Sublet de Noyers' recent biographer, Camille Lefauconnier, estimates that at the height of his career he enjoyed an income of approximately 50,000 livres tournois, from his official emoluments, from the rents on his properties in Normandy and in Paris, and the dowry of his late wife.

He divided his time among several residences, near the King at Fontainebleau, near the Cardinal at Rueil. In Paris his house was in rue Saint-Honoré, closer to his two masters than the old family accommodations in the Marais, which was beginning to lose its cachet. The house in rue Saint-Honoré was famed in its time for its sober elegance, which set him apart from his colleagues' more expansive and luxurious hôtels particuliers

In Normandy Sublet de Noyers abandoned by stages the château de Noyers constructed by his father to reside more and more during the 1640s at Dangu. This domaine was acquired in 1641[5] through an exchange forced upon the family of the duc de Montmorency, effected by his leverage as a creature of Richelieu. From a client of the Cardinal, he came to develop his own network of those who owed him favours, those whom he protected, those whose army commissions they owed to him, Above all he gained a reputation as a patron of the arts, gathering round him painters, sculptors and architects, the Intelligents, whose broad concerns were to impose a classical order upon French arts.

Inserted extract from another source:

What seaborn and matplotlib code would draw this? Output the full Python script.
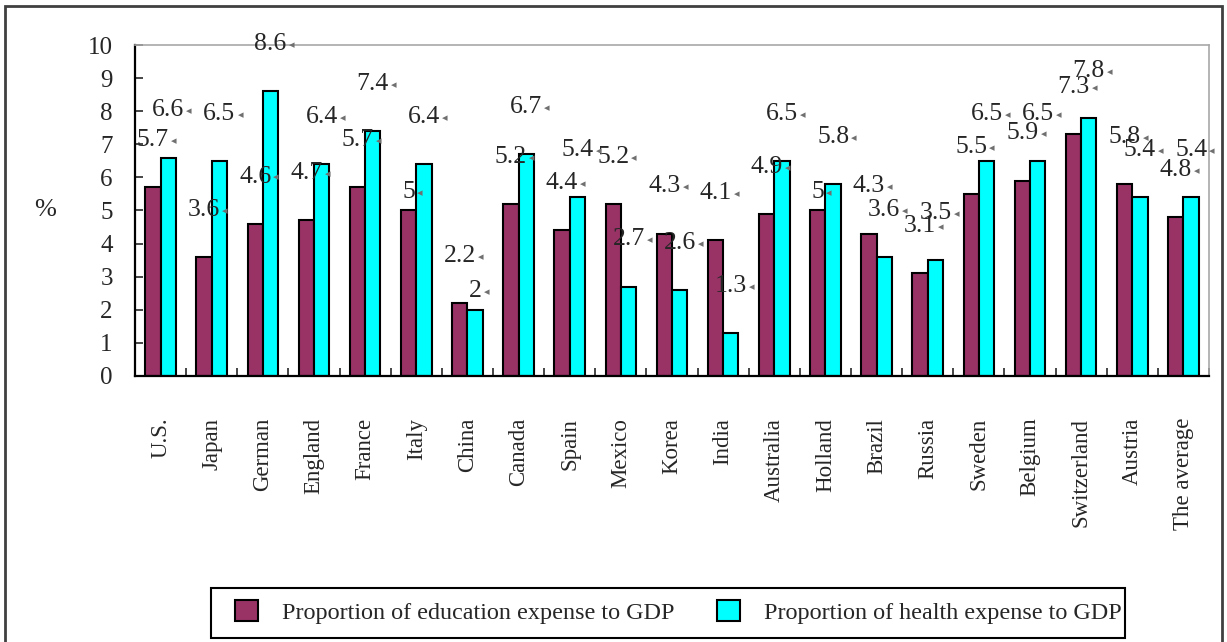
import numpy as np
import pandas as pd
import seaborn as sns
import matplotlib.pyplot as plt
from matplotlib.patches import Rectangle

# Data (percent of GDP)
countries = ['U.S.', 'Japan', 'German', 'England', 'France', 'Italy', 'China',
             'Canada', 'Spain', 'Mexico', 'Korea', 'India', 'Australia', 'Holland',
             'Brazil', 'Russia', 'Sweden', 'Belgium', 'Switzerland', 'Austria',
             'The average']
education = [5.7, 3.6, 4.6, 4.7, 5.7, 5, 2.2, 5.2, 4.4, 5.2, 4.3, 4.1, 4.9, 5,
             4.3, 3.1, 5.5, 5.9, 7.3, 5.8, 4.8]
health = [6.6, 6.5, 8.6, 6.4, 7.4, 6.4, 2, 6.7, 5.4, 2.7, 2.6, 1.3, 6.5, 5.8,
          3.6, 3.5, 6.5, 6.5, 7.8, 5.4, 5.4]
series_names = ['Proportion of education expense to GDP',
                'Proportion of health expense to GDP']
yticks = list(range(0, 11))

df = pd.DataFrame({
    'Country': countries * 2,
    'Value': education + health,
    'Series': [series_names[0]] * len(countries) + [series_names[1]] * len(countries),
})

sns.set_style('white')
plt.rcParams['font.family'] = ['Liberation Serif', 'DejaVu Sans']

fig = plt.figure(figsize=(12.27, 6.42), dpi=100)
ax = fig.add_axes([135 / 1227, 1 - 376 / 642, (1209 - 135) / 1227, (376 - 45) / 642])

sns.barplot(data=df, x='Country', y='Value', hue='Series',
            palette=['#993366', '#00FFFF'], width=0.6,
            edgecolor='black', linewidth=1.5, saturation=1, ax=ax)

ax.set_xlim(-0.5, len(countries) - 0.5)
ax.set_ylim(0, 10)
ax.set_yticks(yticks)
ax.set_xlabel('')
ax.set_ylabel('%', rotation=0, fontsize=19, ha='center', va='center')
ax.yaxis.set_label_coords(-0.084, 0.5)

# spines like the old Excel plot area
for side in ['left', 'bottom']:
    ax.spines[side].set_color('black')
    ax.spines[side].set_linewidth(1.6)
for side in ['top', 'right']:
    ax.spines[side].set_visible(True)
    ax.spines[side].set_color('#a8a8a8')
    ax.spines[side].set_linewidth(1.2)

ax.tick_params(axis='y', direction='in', length=6, width=1.2, labelsize=18, pad=16, left=True)
ax.set_xticks(np.arange(-0.5, len(countries), 1), minor=True)
ax.tick_params(axis='x', which='major', length=0, labelsize=16.5, pad=30, labelrotation=90)
ax.tick_params(axis='x', which='minor', direction='in', length=6, width=1.2, bottom=True)
for lab in ax.get_xticklabels():
    lab.set_va('top')

# value labels with the little grey marker after them
for cont in ax.containers:
    for bar in cont:
        h = bar.get_height()
        txt = f'{h:g}'
        off = 13.5 if float(h).is_integer() else 34.0
        t = ax.annotate(txt, (bar.get_x() + bar.get_width() / 2, h),
                        xytext=(0, off), textcoords='offset points',
                        ha='center', va='center', fontsize=18.5, annotation_clip=False)
        ax.annotate('\u25c2', xy=(1, 0.45), xycoords=t, xytext=(1.5, 0),
                    textcoords='offset points', ha='left', va='center',
                    fontsize=8, color='#707070', family='DejaVu Sans')

handles, labels = ax.get_legend_handles_labels()
leg = ax.legend(handles, labels, ncol=2, loc='center left',
                bbox_to_anchor=(235 / 1227, 1 - 612 / 642), bbox_transform=fig.transFigure,
                frameon=False, fontsize=17.4,
                handlelength=0.95, handleheight=0.95, handletextpad=1.0,
                columnspacing=1.75, borderpad=0, borderaxespad=0)
for p in leg.get_patches():
    p.set_edgecolor('black')
    p.set_linewidth(1.5)

# legend box drawn by hand, Excel style (text runs up to the right edge)
fig.patches.append(Rectangle((211 / 1227, 1 - 638 / 642), (1125 - 211) / 1227, 50 / 642,
                             transform=fig.transFigure, fill=False,
                             edgecolor='black', linewidth=1.5, zorder=5))

# outer border round the whole chart
fig.patches.append(Rectangle((5 / 1227, -0.02), (1222 - 5) / 1227, 1.02 - 6 / 642,
                             transform=fig.transFigure, fill=False,
                             edgecolor='#404040', linewidth=2))

fig.savefig('out.png', dpi=100)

He was at the same time the protector of the religious establishment of France, headed by the Jesuits, with whose General at Rome he maintained a correspondence.

His disgrace

At the apogee of his power in 1642, Richelieu died. The King was unable to resist the cabal of Sublet de Noyers detractors, led by Chavigny and Cardinal Mazarin. He requested leave from court and departed precipitously in April 1643. The death of Louis XIII soon afterwards gave him some hopes of returning, with the favour of Anne of Austria, for whose account he continued his place at the Bâtiments, where he was disappointed in his expectations of reimbursement. He retired a second time to Dangu where he died, 20 October 1645, surrounded by friends and relations.

In the new reign, his reputation was eclipsed by the careers of Louvois and of Jean Baptiste Colbert. The Montmorency instituted proceeding to have Dangu returned to them, and in 1663 they were successful before the Parlement.[6]

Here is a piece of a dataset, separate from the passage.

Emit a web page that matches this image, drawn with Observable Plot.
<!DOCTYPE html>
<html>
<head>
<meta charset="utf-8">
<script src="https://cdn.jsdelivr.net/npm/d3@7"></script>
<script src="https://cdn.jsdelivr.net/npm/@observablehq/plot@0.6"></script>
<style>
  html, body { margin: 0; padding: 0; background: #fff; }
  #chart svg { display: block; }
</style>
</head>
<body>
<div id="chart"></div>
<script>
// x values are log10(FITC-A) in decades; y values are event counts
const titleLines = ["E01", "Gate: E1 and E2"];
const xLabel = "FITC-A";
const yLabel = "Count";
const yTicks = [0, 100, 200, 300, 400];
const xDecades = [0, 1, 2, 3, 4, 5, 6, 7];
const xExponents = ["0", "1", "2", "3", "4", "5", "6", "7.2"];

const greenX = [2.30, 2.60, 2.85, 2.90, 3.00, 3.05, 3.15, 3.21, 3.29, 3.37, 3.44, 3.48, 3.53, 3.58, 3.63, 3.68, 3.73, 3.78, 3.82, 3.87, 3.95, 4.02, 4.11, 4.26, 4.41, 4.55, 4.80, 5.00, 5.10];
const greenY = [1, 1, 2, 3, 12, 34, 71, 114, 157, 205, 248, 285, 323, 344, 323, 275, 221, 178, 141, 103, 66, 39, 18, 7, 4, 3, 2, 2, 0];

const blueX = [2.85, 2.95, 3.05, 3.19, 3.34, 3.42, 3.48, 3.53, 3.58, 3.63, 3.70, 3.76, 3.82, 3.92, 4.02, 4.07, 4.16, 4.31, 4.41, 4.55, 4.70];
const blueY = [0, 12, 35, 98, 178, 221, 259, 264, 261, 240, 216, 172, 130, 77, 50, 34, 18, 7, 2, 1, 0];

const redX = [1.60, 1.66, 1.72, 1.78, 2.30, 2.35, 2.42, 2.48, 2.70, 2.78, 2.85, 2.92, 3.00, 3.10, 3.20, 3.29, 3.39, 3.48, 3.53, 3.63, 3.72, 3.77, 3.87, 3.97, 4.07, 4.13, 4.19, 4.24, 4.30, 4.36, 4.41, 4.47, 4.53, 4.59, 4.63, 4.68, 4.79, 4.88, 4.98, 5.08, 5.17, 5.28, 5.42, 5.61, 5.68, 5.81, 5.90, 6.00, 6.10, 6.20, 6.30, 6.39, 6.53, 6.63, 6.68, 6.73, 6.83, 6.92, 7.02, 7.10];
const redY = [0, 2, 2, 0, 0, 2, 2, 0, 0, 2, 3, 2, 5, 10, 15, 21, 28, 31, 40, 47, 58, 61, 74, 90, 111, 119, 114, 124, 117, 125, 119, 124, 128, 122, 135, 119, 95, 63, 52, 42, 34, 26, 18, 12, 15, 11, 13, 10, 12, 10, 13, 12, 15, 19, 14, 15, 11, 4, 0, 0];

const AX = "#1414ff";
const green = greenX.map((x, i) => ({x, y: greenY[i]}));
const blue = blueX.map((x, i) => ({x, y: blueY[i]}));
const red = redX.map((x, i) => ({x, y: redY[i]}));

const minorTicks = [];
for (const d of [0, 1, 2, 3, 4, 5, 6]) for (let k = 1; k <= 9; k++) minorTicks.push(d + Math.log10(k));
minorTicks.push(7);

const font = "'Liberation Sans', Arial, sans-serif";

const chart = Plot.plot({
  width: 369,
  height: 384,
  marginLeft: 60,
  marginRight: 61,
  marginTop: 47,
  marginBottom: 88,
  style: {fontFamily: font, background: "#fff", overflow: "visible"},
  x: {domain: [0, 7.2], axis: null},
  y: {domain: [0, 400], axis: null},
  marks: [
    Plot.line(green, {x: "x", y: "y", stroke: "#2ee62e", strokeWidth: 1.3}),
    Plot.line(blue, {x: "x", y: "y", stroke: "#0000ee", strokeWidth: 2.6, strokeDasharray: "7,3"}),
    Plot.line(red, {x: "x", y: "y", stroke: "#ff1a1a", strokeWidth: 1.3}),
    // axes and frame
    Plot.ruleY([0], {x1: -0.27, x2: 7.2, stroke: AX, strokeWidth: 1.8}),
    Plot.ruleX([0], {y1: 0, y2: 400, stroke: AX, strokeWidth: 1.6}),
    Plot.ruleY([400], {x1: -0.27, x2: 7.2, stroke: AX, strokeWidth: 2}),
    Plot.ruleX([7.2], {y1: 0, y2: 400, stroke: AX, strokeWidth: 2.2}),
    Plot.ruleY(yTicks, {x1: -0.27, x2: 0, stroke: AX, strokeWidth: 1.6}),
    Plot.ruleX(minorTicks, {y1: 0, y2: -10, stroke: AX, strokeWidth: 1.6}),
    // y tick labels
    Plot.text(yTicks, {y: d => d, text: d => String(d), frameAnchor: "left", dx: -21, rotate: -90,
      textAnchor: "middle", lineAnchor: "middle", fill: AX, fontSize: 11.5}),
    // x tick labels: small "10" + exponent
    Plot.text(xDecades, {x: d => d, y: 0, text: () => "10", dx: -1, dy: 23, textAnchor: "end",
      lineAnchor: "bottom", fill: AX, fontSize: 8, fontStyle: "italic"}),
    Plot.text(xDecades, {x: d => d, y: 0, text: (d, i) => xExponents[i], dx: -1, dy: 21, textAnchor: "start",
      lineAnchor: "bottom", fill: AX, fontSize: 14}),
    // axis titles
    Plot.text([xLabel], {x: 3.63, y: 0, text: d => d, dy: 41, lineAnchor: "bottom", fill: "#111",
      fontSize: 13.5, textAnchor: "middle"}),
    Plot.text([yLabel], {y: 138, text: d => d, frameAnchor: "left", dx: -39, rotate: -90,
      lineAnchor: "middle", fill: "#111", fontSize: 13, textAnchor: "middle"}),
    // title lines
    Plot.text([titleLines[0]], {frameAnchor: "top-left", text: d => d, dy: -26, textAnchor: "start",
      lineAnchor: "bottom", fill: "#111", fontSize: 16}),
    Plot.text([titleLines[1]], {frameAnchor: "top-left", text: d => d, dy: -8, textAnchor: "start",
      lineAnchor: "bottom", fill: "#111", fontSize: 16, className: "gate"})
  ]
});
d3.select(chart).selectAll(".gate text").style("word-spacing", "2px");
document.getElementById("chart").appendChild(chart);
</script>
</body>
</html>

His branch of the Sublet family came to an abrupt end with the death in 1673 of his only son Guillaume, unmarried. His daughter Madeleine became a Carmelite nun. The cadet branch of the family, the Sublet d’Heudicourt made names for themselves in the wars of Louis XIV.

Notes

  1. O.A. Ranum, Richelieu and the Councillors of Louis XIII: A Study of the Secretaries of State and Superintendents (Clarendon Press) 1963.
  2. This article depends in large part on the abstract of Camille Lefauconnier, "François Sublet de Noyers (1589-1645) Ad majorem regis et Dei gloriam", thesis at the Ecole des Cartes, 2008
  3. T. Sarmant and G. Lasconjarias, Les ministres de la guerre, 1570-1792: histoire et dictionnaire biographique 2007.
  4. For context, and a reassessment of Sublet de Noyer's firceful role in modernizing the machinery of state usually ascribed to Michel Le Tellier, , see Richard Bonney, Political Change in France under Richelieu and Mazarin, 1624-1661 (Oxford) 1971.
  5. Theodore Reff, "Puget's Gallic Hercules" Journal of the Warburg and Courtauld Institutes 29 (1966), pp. 250-263, p. 251 supplies the date and the information on the Montmorency's successful suit to repossess it (below).
  6. Reff 1966, p. 251 (with citation), uses this to eliminate Guillaume as a possible patron of Pierre Puget's Hercules.